On Tuesday, we’ll be celebrating the launch of A.J. Jacobs’ new book The Year of Living Constitutionally with a candlelit salon like ye olden days. We’ll be dressing up in Revolutionary War and Regency-era gear (costumes encouraged but not required). Each guest will receive a gift bag of party favors, which include a pocket-sized Constitution, a goose quill pen carved by Jacobs and ink pot. We’ll be serving Martha Washington’s Rum Punch, Jacobs’ son is going to bake Colonial-era desserts, and there will be a live music performance of a surprisingly modern Mozart quartet written about the same time as the Constitution. (Outfit Tip: Revolutionary War accessories and outfits are easy to find on Amazon and good enough for us, although you’ll learn from A.J., they are not respected on the re-enactment battlefields).
Year of Living Constitutionally Book Party
Jacobs, a New York Times bestselling author and journalist, will don his tricorn hat, Patriot coat and musket. Michelle Young, Untapped New York’s founder will fulfill her dream of wearing a Regency dress, and Justin Rivers,  Untapped New York’s Chief Experience Officer, will have on a tricorn hat, jabot and cuffs.
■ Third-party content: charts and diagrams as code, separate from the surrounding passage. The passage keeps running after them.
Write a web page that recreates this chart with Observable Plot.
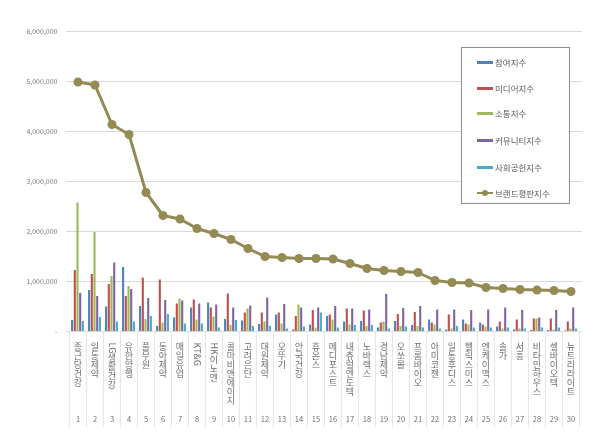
<!DOCTYPE html>
<html>
<head>
<meta charset="utf-8">
<script src="https://cdn.jsdelivr.net/npm/d3@7"></script>
<script src="https://cdn.jsdelivr.net/npm/@observablehq/plot@0.6"></script>
<style>
  html, body { margin: 0; padding: 0; background: #fff; }
  #wrap { position: relative; width: 600px; height: 446px; font-family: "Noto Sans CJK KR", "Noto Sans", sans-serif; }
  #wrap svg text { filter: grayscale(1); }
  #legend { position: absolute; left: 461px; top: 47px; width: 109px; height: 157px; border: 1px solid #8c8c8c; background: #fff; box-sizing: border-box; }
  .item { position: absolute; left: 15px; height: 12px; display: flex; align-items: center; font-size: 8.5px; color: #595959; }
  .item span { filter: grayscale(1); }
  .sw { width: 16px; height: 3px; margin-right: 2px; position: relative; }
  .dot { position: absolute; left: 5px; top: -2px; width: 6px; height: 6px; border-radius: 50%; }
</style>
</head>
<body>
<div id="wrap"></div>
<script>
const categories = ["종근당건강","일동제약","LG생활건강","유한양행","풀무원","동아제약","매일유업","KT&G","HK이노엔","콜마비앤에이치","고려은단","대원제약","오뚜기","안국건강","휴온스","메디포스트","내츄럴엔도텍","노바렉스","경남제약","오쏘몰","프롬바이오","아미코젠","일동후디스","헬릭스미스","엔케이맥스","솔가","서흥","비타민하우스","셀바이오텍","뉴트리라이트"];
const ranks = ["1","2","3","4","5","6","7","8","9","10","11","12","13","14","15","16","17","18","19","20","21","22","23","24","25","26","27","28","29","30"];
const seriesNames = ["참여지수","미디어지수","소통지수","커뮤니티지수","사회공헌지수","브랜드평판지수"];
const seriesColors = ["#4f81bd","#c0504d","#9bbb59","#8064a2","#4bacc6","#948a54"];

const participation = [220000,820000,490000,1280000,500000,100000,270000,470000,570000,240000,210000,140000,330000,30000,130000,300000,190000,200000,70000,200000,120000,230000,30000,230000,170000,90000,30000,20000,20000,10000];
const media = [1220000,1140000,940000,700000,1070000,1030000,550000,630000,470000,750000,370000,370000,370000,300000,420000,330000,450000,410000,170000,340000,380000,170000,330000,150000,130000,190000,230000,250000,250000,190000];
const communication = [2570000,1980000,1100000,900000,240000,170000,650000,230000,290000,120000,450000,190000,150000,530000,70000,230000,130000,100000,190000,100000,100000,130000,50000,130000,90000,50000,50000,250000,30000,50000];
const community = [760000,700000,1370000,840000,660000,620000,610000,550000,530000,470000,510000,670000,540000,470000,470000,500000,450000,430000,740000,460000,500000,430000,430000,420000,430000,470000,420000,270000,420000,470000];
const social = [200000,280000,190000,190000,300000,340000,150000,150000,70000,220000,100000,100000,50000,90000,370000,70000,120000,120000,50000,90000,70000,50000,100000,70000,70000,70000,50000,70000,70000,50000];
const brand = [4990000,4930000,4140000,3940000,2780000,2320000,2250000,2060000,1960000,1840000,1660000,1500000,1480000,1460000,1460000,1450000,1360000,1260000,1220000,1200000,1180000,1020000,980000,970000,880000,860000,840000,830000,820000,800000];
const yTicks = [0,1000000,2000000,3000000,4000000,5000000,6000000];

const barSeries = [participation, media, communication, community, social];
const W = 600, H = 446, mL = 66, mR = 18, mT = 31, mB = 115;
const band = (W - mL - mR) / categories.length;
const barW = 2.3, pitch = 2.7;
const inset = (band - barW) / 2;

const bars = barSeries.map((s, k) => Plot.barY(categories, {
  x: d => d, y: (d, i) => s[i], fill: seriesColors[k],
  insetLeft: inset, insetRight: inset, dx: (k - 2) * pitch
}));

const chart = Plot.plot({
  width: W, height: H,
  marginLeft: mL, marginRight: mR, marginTop: mT, marginBottom: mB,
  style: { fontSize: "7px", color: "#7a7a7a", fontFamily: "'Noto Sans CJK KR', 'Noto Sans', sans-serif", background: "#fff" },
  x: { type: "band", domain: categories, padding: 0, axis: null },
  y: { domain: [0, 6000000], ticks: yTicks, tickSize: 0, tickPadding: 9, label: null,
       tickFormat: d => d === 0 ? "-" : d3.format(",")(d) },
  marks: [
    Plot.ruleY(yTicks, { stroke: "#d9d9d9", strokeWidth: 1 }),
    Plot.ruleX(categories, { x: d => d, dx: -band / 2, y1: 0, y2: -1920000, stroke: "#e3e3e3" }),
    Plot.ruleX([categories[categories.length - 1]], { x: d => d, dx: band / 2, y1: 0, y2: -1920000, stroke: "#e3e3e3" }),
    ...bars,
    Plot.line(categories, { x: d => d, y: (d, i) => brand[i], stroke: seriesColors[5], strokeWidth: 3 }),
    Plot.dot(categories, { x: d => d, y: (d, i) => brand[i], r: 4.5, fill: seriesColors[5] }),
    Plot.text(categories, { x: d => d, y: 0, text: d => d, dy: 11, textAnchor: "start", fontSize: 9, fill: "#6e6e6e" }),
    Plot.text(categories, { x: d => d, y: 0, text: (d, i) => ranks[i], dy: 88, fontSize: 7.5, fill: "#6e6e6e" })
  ]
});

// vertical Korean labels
const textGroups = chart.querySelectorAll('g[aria-label="text"]');
if (textGroups.length) {
  textGroups[0].querySelectorAll("text").forEach(t => {
    t.style.writingMode = "vertical-rl";
    t.style.textOrientation = "mixed";
    t.removeAttribute("y");
  });
}

const wrap = document.getElementById("wrap");
wrap.appendChild(chart);

const legend = document.createElement("div");
legend.id = "legend";
const ys = [8, 34, 59, 86, 113, 139];
seriesNames.forEach((name, k) => {
  const it = document.createElement("div");
  it.className = "item";
  it.style.top = ys[k] + "px";
  const sw = document.createElement("div");
  sw.className = "sw";
  sw.style.background = seriesColors[k];
  if (k === 5) {
    sw.style.height = "2px";
    const dt = document.createElement("div");
    dt.className = "dot";
    dt.style.background = seriesColors[k];
    sw.appendChild(dt);
  }
  it.appendChild(sw);
  const tx = document.createElement("span");
  tx.textContent = name;
  it.appendChild(tx);
  legend.appendChild(it);
});
wrap.appendChild(legend);
</script>
</body>
</html>
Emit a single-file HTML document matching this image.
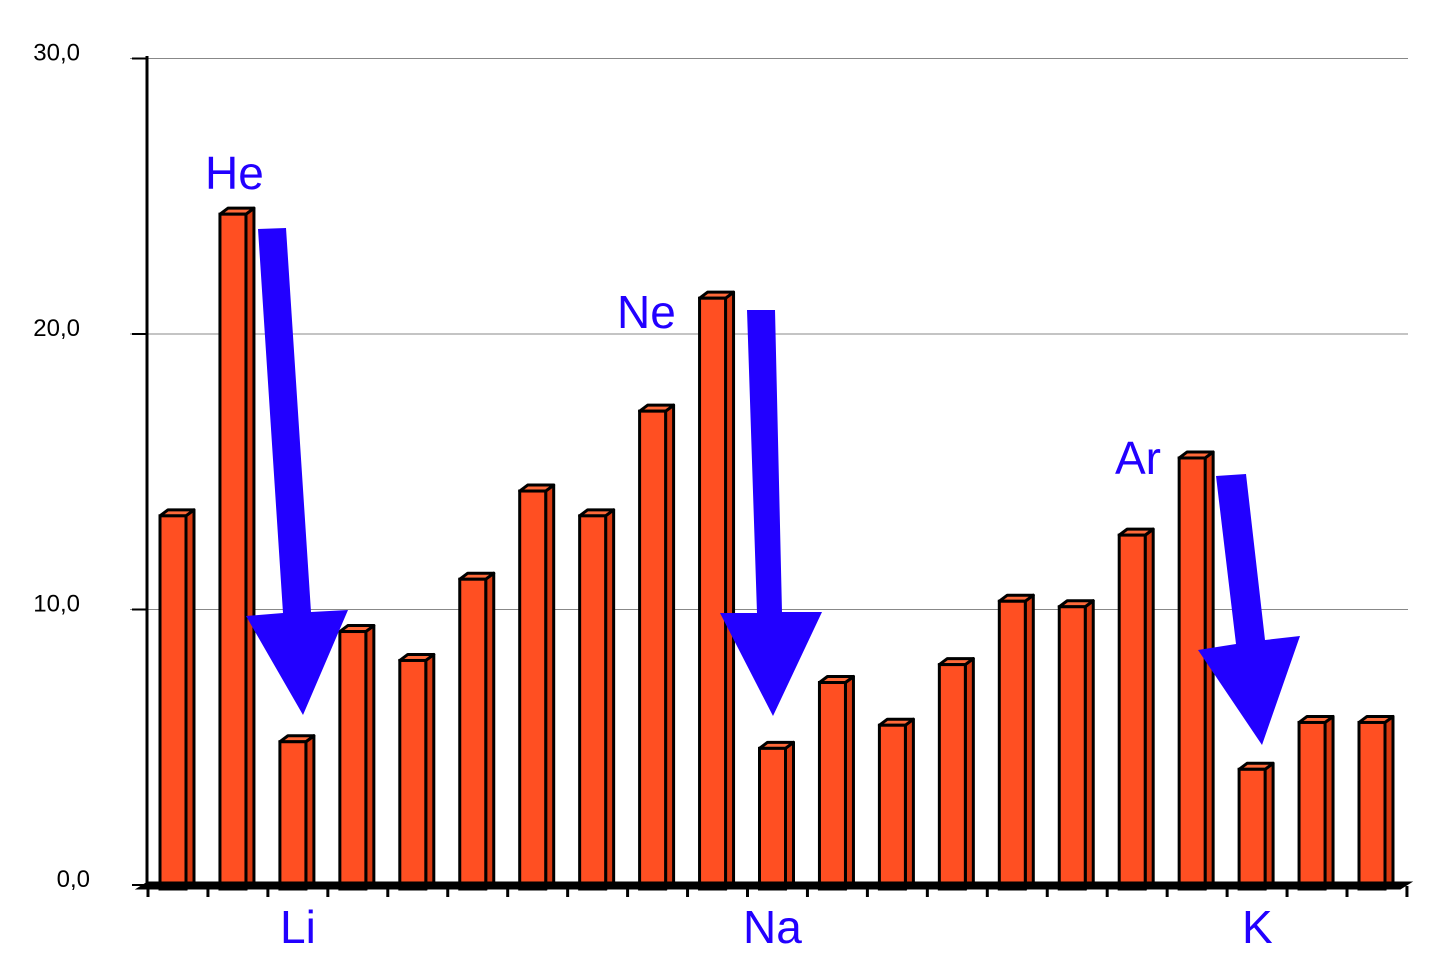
<!DOCTYPE html>
<html><head><meta charset="utf-8"><style>
body{margin:0;background:#fff}
svg{display:block;font-family:"Liberation Sans",sans-serif}
</style></head><body>
<svg id="chart" width="1443" height="959" viewBox="0 0 1443 959" xmlns="http://www.w3.org/2000/svg">
<g id="grid"></g>
<g id="bars"></g>
<g id="axes"></g>
<g fill="#2200ff">
<polygon points="258,229 286,228 311,612 348,610 303,715 246,616 283,613"/>
<polygon points="747,310 775,310 782,612 822,612 773,716 720,613 757,613"/>
<polygon points="1216,476 1246,474 1265,640 1300,636 1262,745 1198,650 1236,644"/>
</g>
<g fill="#2200ff" font-size="46">
<text x="205" y="189">He</text>
<text x="617" y="328">Ne</text>
<text x="1115" y="474">Ar</text>
<text x="280" y="943">Li</text>
<text x="743" y="943">Na</text>
<text x="1242" y="943">K</text>
</g>
</svg>
<script>
const categories=["H","He","Li","Be","B","C","N","O","F","Ne","Na","Mg","Al","Si","P","S","Cl","Ar","K","Ca","Sc"];
const values=[13.4,24.35,5.2,9.2,8.15,11.1,14.3,13.4,17.2,21.3,4.96,7.35,5.8,8.0,10.3,10.1,12.7,15.5,4.2,5.9,5.9];
const yTicks=[0,10,20,30];
const yTickLabels=["0,0","10,0","20,0","30,0"];
const NS="http://www.w3.org/2000/svg";
const x0=148,step=59.95,y0=885,yScale=27.55;
const y=v=>y0-v*yScale;
const x=i=>x0+i*step;
function mk(tag,attrs,parent){const e=document.createElementNS(NS,tag);for(const k in attrs)e.setAttribute(k,attrs[k]);parent.appendChild(e);return e;}
const grid=document.getElementById('grid'),bars=document.getElementById('bars'),axes=document.getElementById('axes');
yTicks.forEach((t,i)=>{
  if(t>0){const l=mk('line',{x1:130,x2:1408,y1:y(t),y2:y(t),stroke:'#888','stroke-width':1},grid);
  
  }
  const tx=mk('text',{x:t===0?90:80,y:y(t)+2,'text-anchor':'end','font-size':24,fill:'#000'},axes);
  tx.textContent=yTickLabels[i];
  
  
  const tk=mk('line',{x1:132,x2:147,y1:y(t),y2:y(t),stroke:'#000','stroke-width':2},axes);
  
  
});
const dx=8,dy=6,bw=26;
values.forEach((v,i)=>{
  const bx=x(i)+12,top=y(v),bot=y0+4;
  const g=mk('g',{},bars);
  
  
  mk('polygon',{points:`${bx+bw},${top} ${bx+bw+dx},${top-dy} ${bx+bw+dx},${bot-dy} ${bx+bw},${bot}`,fill:'#d83a10',stroke:'#000','stroke-width':3,'stroke-linejoin':'round'},g);
  mk('polygon',{points:`${bx},${top} ${bx+dx},${top-dy} ${bx+bw+dx},${top-dy} ${bx+bw},${top}`,fill:'#ff6a3a',stroke:'#000','stroke-width':3,'stroke-linejoin':'round'},g);
  mk('rect',{x:bx,y:top,width:bw,height:bot-top,fill:'#ff4f22',stroke:'#000','stroke-width':3},g);
});
const ax=mk('line',{x1:147,x2:147,y1:56,y2:888,stroke:'#000','stroke-width':3},axes);


const bx2=mk('polygon',{points:'140,888 148,883 1408,883 1400,888',fill:'#000',stroke:'#000','stroke-width':3},axes);


for(let i=0;i<=categories.length;i++){
  const tk=mk('line',{x1:x(i),x2:x(i),y1:886,y2:897,stroke:'#000','stroke-width':3},axes);
  
  
}
</script>
</body></html>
The three will be in conversation about The Year of Living Constitutionally, a book that explores with great humor, humility, and perceptiveness what it means to follow the Constitution literally and what consequences this has in actual practice.
Jacobs took it up on himself to live as closely as possible to the original meaning of the Constitution for a whole year. Â In the book, and throughout his yearlong exploration, he grappled with important national questions, like what does the Constitution mean today, 235 years after it was written? Should we follow the document precisely and exactly, as the Originalist argue? Or do some things need to be updated? If Jacobs could embody and get into the minds of the Founding Fathers, perhaps it might reveal something more visceral about the contested Constitution.
The Year of Living Constitutionally successfully alternates between hilarious, witty anecdotes of Jacobs’ attempts to live like the eighteenth-century Founding Fathers, and well-researched analyses of the Constitution. Jacobs does not shy away from sharing his own political beliefs, but as a journalist, is looking for evidence to contradict his own tenets. In a time when the nation has become sharply divided over free speech and other Constitutional rights (my own friend group withstood Covid and the 2016 election, only to have a schism over free speech in 2023), I found The Year of Living Constitutionally a breath of fresh air.